Friday, May 12, 2006

The Only Constant

I have learned, and many have told me, that change is the only constant in life. (Some of you might ask, "What about God?" Yes, God is constant. Yet, it is also true that our unchanging God is the very agent of all change and transformation. Consider that.)

So, anyway, if we are continually faced with change, why is it so hard to come to terms with? Shouldn't we be used to this dynamic already? We've all experienced a lifetime of it. Why is it so difficult to adapt to changes? Instead of fighting it, is there a better way to deal with change? Perhaps we should try to learn from it.

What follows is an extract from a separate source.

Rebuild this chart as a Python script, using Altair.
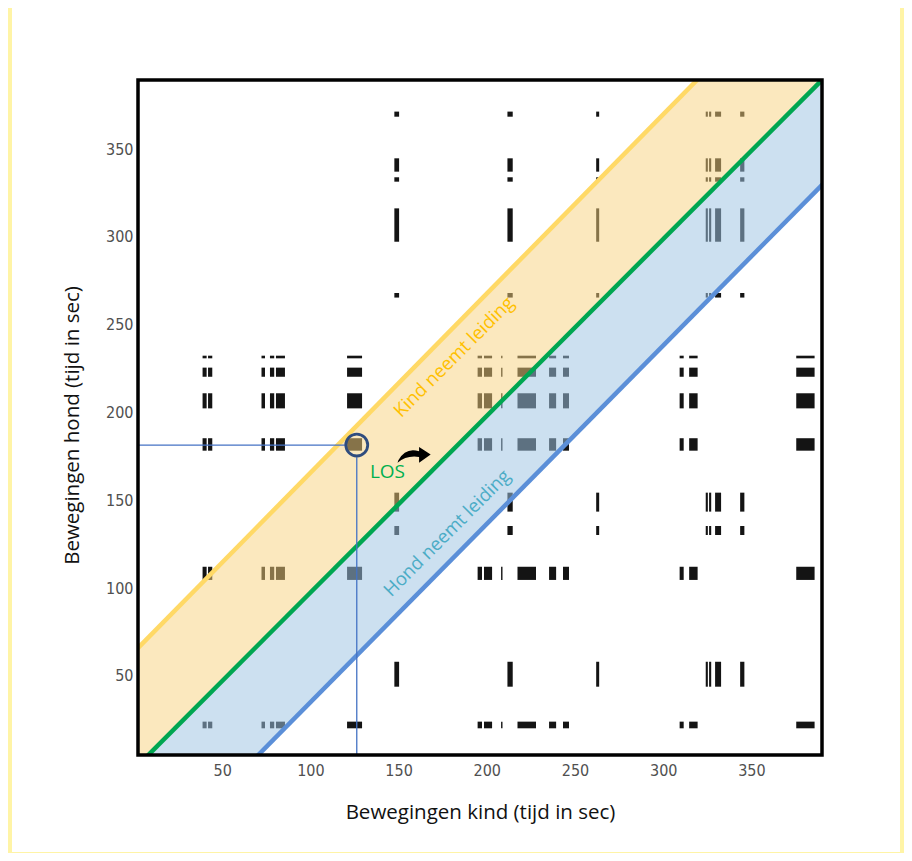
import altair as alt
import pandas as pd

# ---------------- data ----------------
X_DOMAIN = [2.3, 390.0]
Y_DOMAIN = [5.0, 389.4]
X_TICKS = [50, 100, 150, 200, 250, 300, 350]
Y_TICKS = [50, 100, 150, 200, 250, 300, 350]

# movement intervals of the child (x) and dog (y), per state (seconds)
kind_A = [(38.9, 41.2), (42.0, 44.4), (72.3, 74.3), (77.1, 79.5), (80.5, 85.6),
          (120.8, 129.3), (194.8, 197.3), (198.4, 203.0), (208.1, 208.9),
          (217.4, 227.9), (235.3, 239.3), (243.2, 246.6), (309.3, 311.6),
          (314.7, 319.5), (375.4, 385.8)]
kind_B = [(147.6, 150.3), (211.7, 214.7), (262.0, 263.7), (324.1, 325.3),
          (326.0, 327.2), (329.4, 332.8), (343.6, 346.0)]
hond_A = [(230.9, 232.4), (220.4, 225.6), (202.4, 211.0), (178.3, 185.4),
          (104.7, 112.2), (20.2, 24.0)]
hond_B = [(368.5, 371.4), (337.2, 344.8), (331.5, 334.0), (297.3, 316.3),
          (265.5, 268.1), (143.6, 154.4), (130.3, 135.4), (43.9, 58.1)]

# diagonal reference lines (values at x = 0 and x = 400)
line_x = [0, 400]
los_y = [-3.2, 399.5]
kind_lead_y = [63.6, 471.9]
hond_lead_y = [-66.6, 339.8]

# marked point and its guide lines
point_x = [126.3]
point_y = [181.5]
guide_h_x = [2.3, 119.6]
guide_v_y = [5.0, 174.6]

# annotations
labels = ["Kind neemt leiding", "Hond neemt leiding", "LOS"]
label_x = [181.4, 177.5, 143.7]
label_y = [231.7, 131.4, 165.9]
label_color = ["#FFC000", "#4BACC6", "#00B050"]
label_size = [18.5, 18.5, 19]
arrow_x = [158.8]
arrow_y = [175.7]

W, H = 684, 675

# ---------------- tables ----------------
rects = [{"x": a, "x2": b, "y": c, "y2": d} for (a, b) in kind_A for (c, d) in hond_A]
rects += [{"x": a, "x2": b, "y": c, "y2": d} for (a, b) in kind_B for (c, d) in hond_B]
bars_df = pd.DataFrame(rects)

lines_df = pd.DataFrame({"x": line_x, "los": los_y, "kind": kind_lead_y, "hond": hond_lead_y})
pt_df = pd.DataFrame({"x": point_x, "y": point_y})
gh_df = pd.DataFrame({"x": [guide_h_x[0]], "x2": [guide_h_x[1]], "y": point_y})
gv_df = pd.DataFrame({"x": point_x, "y": [guide_v_y[0]], "y2": [guide_v_y[1]]})
arrow_df = pd.DataFrame({"x": arrow_x, "y": arrow_y})
one = pd.DataFrame({"k": [0]})

# ---------------- scales / axes ----------------
xs = alt.Scale(domain=X_DOMAIN, nice=False, zero=False)
ys = alt.Scale(domain=Y_DOMAIN, nice=False, zero=False)
TICK_FONT = "Liberation Sans Narrow, DejaVu Sans Condensed, sans-serif"
TITLE_FONT = "Open Sans"
xaxis = alt.Axis(values=X_TICKS, title="Bewegingen kind (tijd in sec)", grid=False,
                 ticks=False, domain=False, labelFont=TICK_FONT, labelFontSize=16,
                 labelColor="#505050", labelPadding=7, titleFont=TITLE_FONT,
                 titleFontSize=20.5, titleFontWeight="normal", titleColor="#111111",
                 titleY=57, titleBaseline="middle", zindex=1)
yaxis = alt.Axis(values=Y_TICKS, title="Bewegingen hond (tijd in sec)", grid=False,
                 ticks=False, domain=False, labelFont=TICK_FONT, labelFontSize=16,
                 labelColor="#505050", labelPadding=5, titleFont=TITLE_FONT,
                 titleFontSize=20.5, titleFontWeight="normal", titleColor="#111111",
                 titleX=-66, titleY=345, titleBaseline="middle", zindex=1)


def X(f="x"):
    return alt.X(f"{f}:Q", scale=xs, axis=xaxis)


def Y(f="y"):
    return alt.Y(f"{f}:Q", scale=ys, axis=yaxis)


# ---------------- layers ----------------
white_bg = alt.Chart(one).mark_rect(color="white").encode(
    x=alt.value(-126), x2=alt.value(762), y=alt.value(-72), y2=alt.value(772))

bars = alt.Chart(bars_df).mark_rect(color="#141414").encode(
    x=X(), x2=alt.X2("x2:Q"), y=Y(), y2=alt.Y2("y2:Q"))

band_kind = alt.Chart(lines_df).mark_area(clip=True, color="#F8D27E", opacity=0.5).encode(
    x=X(), y=Y("los"), y2=alt.Y2("kind:Q"))
band_hond = alt.Chart(lines_df).mark_area(clip=True, color="#9EC4E2", opacity=0.53).encode(
    x=X(), y=Y("hond"), y2=alt.Y2("los:Q"))

line_kind = alt.Chart(lines_df).mark_line(clip=True, color="#FFD966", strokeWidth=4.5).encode(
    x=X(), y=Y("kind"))
line_hond = alt.Chart(lines_df).mark_line(clip=True, color="#5B8FD8", strokeWidth=4.5).encode(
    x=X(), y=Y("hond"))
line_los = alt.Chart(lines_df).mark_line(clip=True, color="#00A651", strokeWidth=4.5).encode(
    x=X(), y=Y("los"))

guide_h = alt.Chart(gh_df).mark_rule(color="#4472C4", strokeWidth=1.3).encode(
    x=X(), x2=alt.X2("x2:Q"), y=Y())
guide_v = alt.Chart(gv_df).mark_rule(color="#4472C4", strokeWidth=1.3).encode(
    x=X(), y=Y(), y2=alt.Y2("y2:Q"))

circle = alt.Chart(pt_df).mark_point(shape="circle", size=480, filled=False,
                                     stroke="#2F4C7E", strokeWidth=2.8, opacity=1).encode(
    x=X(), y=Y())

ARROW = ("M -1 0.45 Q -0.45 -0.02 0.3 0.1 L 0.3 0.45 L 1 -0.05 L 0.3 -0.5 "
         "L 0.3 -0.24 Q -0.5 -0.5 -0.95 0.3 Z")
arrow = alt.Chart(arrow_df).mark_point(shape=ARROW, size=1100, filled=True,
                                       color="black", opacity=1).encode(x=X(), y=Y())

text_layers = []
for i, lab in enumerate(labels):
    df = pd.DataFrame({"x": [label_x[i]], "y": [label_y[i]], "t": [lab]})
    ang = 315 if i < 2 else 0
    text_layers.append(
        alt.Chart(df).mark_text(angle=ang, font=TITLE_FONT, fontSize=label_size[i],
                                color=label_color[i], align="center",
                                baseline="middle").encode(
            x=X(), y=Y(), text="t:N"))

frame = alt.Chart(one).mark_rect(fillOpacity=0, stroke="black", strokeWidth=3.5).encode(
    x=alt.value(0), x2=alt.value(W), y=alt.value(0), y2=alt.value(H))

chart = alt.layer(
    white_bg, bars, band_kind, band_hond, line_kind, line_hond, line_los,
    guide_h, guide_v, circle, arrow, *text_layers, frame
).properties(
    width=W, height=H,
    autosize=alt.AutoSizeParams(type="none"),
    padding={"left": 130, "top": 72, "right": 82, "bottom": 98},
    background="#FFF4A6",
).configure_view(strokeWidth=0)

chart.save("out.html", embed_options={"renderer": "svg", "actions": False})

I think we're creatures of habit. New circumstances, new experiences, and new settings force us to consider embracing new patterns of living and (possibly) discarding the old ways. When our comfortable habits are challenged, it is unnerving. Change stirs us up and causes us to confront the things that we've been doing mindlessly for who knows how long. When change comes, we're forced to examine our lives. This scrutiny usually results in prompting us to make additional changes, just so we can survive. If we're lucky, the conscious changes we initiate in response to new circumstances can allow us not only to survive, but to thrive.

This is what recent changes in my life have taught me:
-My pride is not beneficial; it is OK to ask for help.
-Relationships shift and it is not natural to force them to be something they are not.
-Recognizing that people are different than me is not enough; I need to actually adjust for those differences and appreciate them.
-Plans can backfire. Rather than seeing it as a failure, maybe it just means there's another option waiting to be discovered.
-Advice should not be construed as criticism. It is often given by people who care deeply and want the best for me.
-Sometimes, for certain periods of time, you have to do things you don't particularly enjoy. That's life.
-Ignoring things does not make them go away. Often, they just get worse!
-I need to stop making assumptions.
-When I let myself be flexible, good things happen.
-I cannot thrive without opportunities to express who I am. I need to be involved in settings that give me a sense of purpose.
-I am fearful of being forgotten.
-There is room to deepen my faith by expanding some of my former definitions.
-Downplaying who I am in order to please others is not successful. It only robs them (and me) of my real self.
-There is not one "right way" for everyone.

1 comment:

Pastor Doug Hoag said...

Great observations, Ruth! Experience brings wisdom to us, does it not?